**Problem to solve**
Repeat the material below exactly, with no pictures.

**Dataset excerpt**
+---+

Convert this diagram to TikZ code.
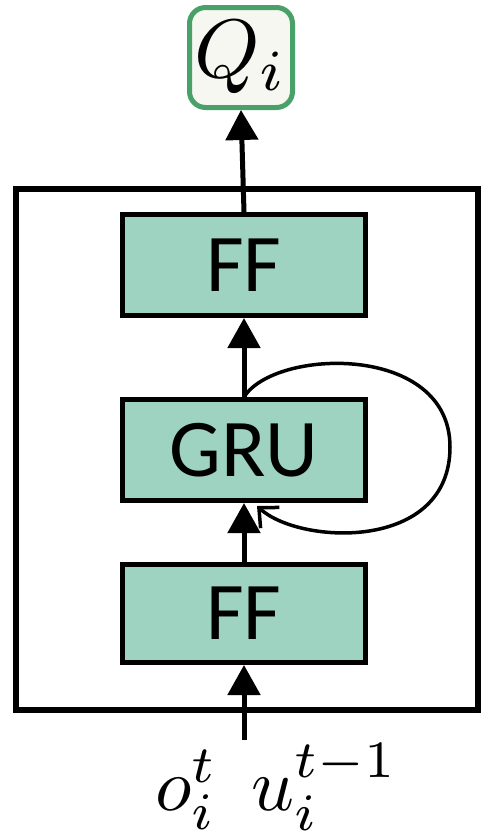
\documentclass[tikz,border=0pt]{standalone}
\usepackage{graphicx}
\usepackage{fontspec}
\newfontfamily\boxfont{Carlito}
\usetikzlibrary{arrows.meta}
\definecolor{boxfill}{RGB}{157,211,192}
\definecolor{qfill}{RGB}{245,247,240}
\definecolor{qborder}{RGB}{74,160,105}
\tikzset{
  layerbox/.style={draw=black, line width=5pt, fill=boxfill, minimum width=243pt, minimum height=101pt, inner sep=0pt, font=\boxfont\fontsize{82}{90}\selectfont},
  flow/.style={line width=5pt, -{Triangle[length=30pt,width=32pt]}},
  loop/.style={line width=3.5pt, -{Straight Barb[length=15pt,width=28pt,line width=3.5pt]}},
}
\begin{document}
\begin{tikzpicture}[x=1pt,y=-1pt]
\useasboundingbox (0,0) rectangle (485,833);
\draw[line width=6pt] (16,189) rectangle (478,710);
\node[layerbox] (ff2) at (244,265) {FF};
\node[layerbox] (gru) at (244,450) {GRU};
\node[layerbox, minimum height=98pt] (ff1) at (244,613.5) {FF};
\node[draw=qborder, line width=5pt, fill=qfill, rounded corners=16pt, minimum width=103pt, minimum height=100pt, inner sep=0pt] (q) at (241,57.5) {\scalebox{8.3}{$Q_i$}};
\coordinate (in) at (244,740);
\node[anchor=base west, inner sep=0pt] (lab) at (155,810) {\scalebox{7.5}{$o_i^t\hspace{0.45em}u_i^{t-1}$}};
\draw[flow] (in) -- (ff1.south);
\draw[flow] (ff1.north) -- (gru.south);
\draw[flow] (gru.north) -- (ff2.south);
\draw[flow] (ff2.north) -- (q.south);
\draw[loop] (gru.north) .. controls (275,348) and (450,343) .. (450,447) .. controls (450,552) and (300,545) .. (257,506);
\end{tikzpicture}
\end{document}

+---+

**Solution for this exercise**
Convert this diagram to TikZ code.
\documentclass[tikz,border=0pt]{standalone}
\usepackage{graphicx}
\usepackage{fontspec}
\newfontfamily\boxfont{Carlito}
\usetikzlibrary{arrows.meta}
\definecolor{boxfill}{RGB}{157,211,192}
\definecolor{qfill}{RGB}{245,247,240}
\definecolor{qborder}{RGB}{74,160,105}
\tikzset{
  layerbox/.style={draw=black, line width=5pt, fill=boxfill, minimum width=243pt, minimum height=101pt, inner sep=0pt, font=\boxfont\fontsize{82}{90}\selectfont},
  flow/.style={line width=5pt, -{Triangle[length=30pt,width=32pt]}},
  loop/.style={line width=3.5pt, -{Straight Barb[length=15pt,width=28pt,line width=3.5pt]}},
}
\begin{document}
\begin{tikzpicture}[x=1pt,y=-1pt]
\useasboundingbox (0,0) rectangle (485,833);
\draw[line width=6pt] (16,189) rectangle (478,710);
\node[layerbox] (ff2) at (244,265) {FF};
\node[layerbox] (gru) at (244,450) {GRU};
\node[layerbox, minimum height=98pt] (ff1) at (244,613.5) {FF};
\node[draw=qborder, line width=5pt, fill=qfill, rounded corners=16pt, minimum width=103pt, minimum height=100pt, inner sep=0pt] (q) at (241,57.5) {\scalebox{8.3}{$Q_i$}};
\coordinate (in) at (244,740);
\node[anchor=base west, inner sep=0pt] (lab) at (155,810) {\scalebox{7.5}{$o_i^t\hspace{0.45em}u_i^{t-1}$}};
\draw[flow] (in) -- (ff1.south);
\draw[flow] (ff1.north) -- (gru.south);
\draw[flow] (gru.north) -- (ff2.south);
\draw[flow] (ff2.north) -- (q.south);
\draw[loop] (gru.north) .. controls (275,348) and (450,343) .. (450,447) .. controls (450,552) and (300,545) .. (257,506);
\end{tikzpicture}
\end{document}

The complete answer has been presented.